Agate is a partially opaque, partially translucent, but a mostly banded sub-variety of chalcedony and quartz. In this section you will find agate that does not correspond to the regular definition, as well as specialty beads, such as decorated Tibetan style agate, crackle agate and druzy agate.
For instance, Moss agate is not scientifically classified as an agate because it has no concentric banding, but it is still a chalcedony. The white quartz with green inclusions is reminiscent of thick moss on a forest floor. It sometimes contains traces of reddish oxidation to form pink beige moss agate.
White agate has also almost no bands and is sometimes called "snow quartz" or "snow jade". It is said to eliminate bad luck and as a consequence to attract good fortune.
Crackle agate is a through heat fractured gemstone of which the cracks or veins are often accentuated with a white or black permanent substance. A similar substance is used to decorate agate in an attractive Tibetan style.

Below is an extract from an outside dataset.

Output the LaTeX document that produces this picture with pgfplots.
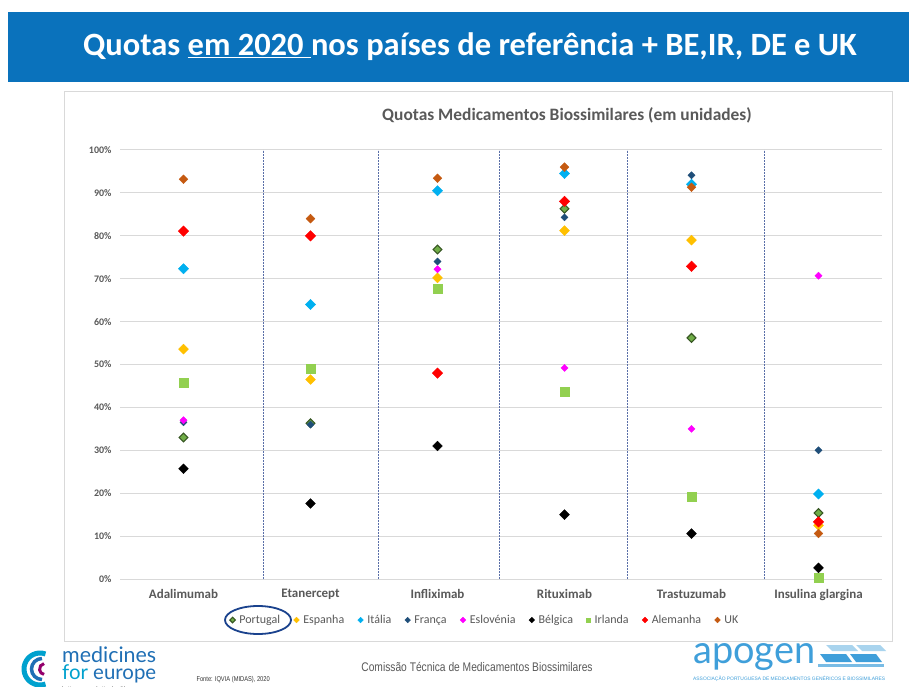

Tibetan style agate beads are the modern version of the central Asian "Dzi" bead, which is prized as a protective amulet. In Tibetan "Dzi" means "shiny, bright, clear, splendid"; in Mandarin it means "heaven's" bead. The decorative pattern has often a number of circles or "eyes" to protect the wearer from the "evil eye".
The glittery crystals of druzy, which grows in an agate geode, are often coated in a velvety film. It should be noted that druzy is not limited to agate and can be found in many other gemstones.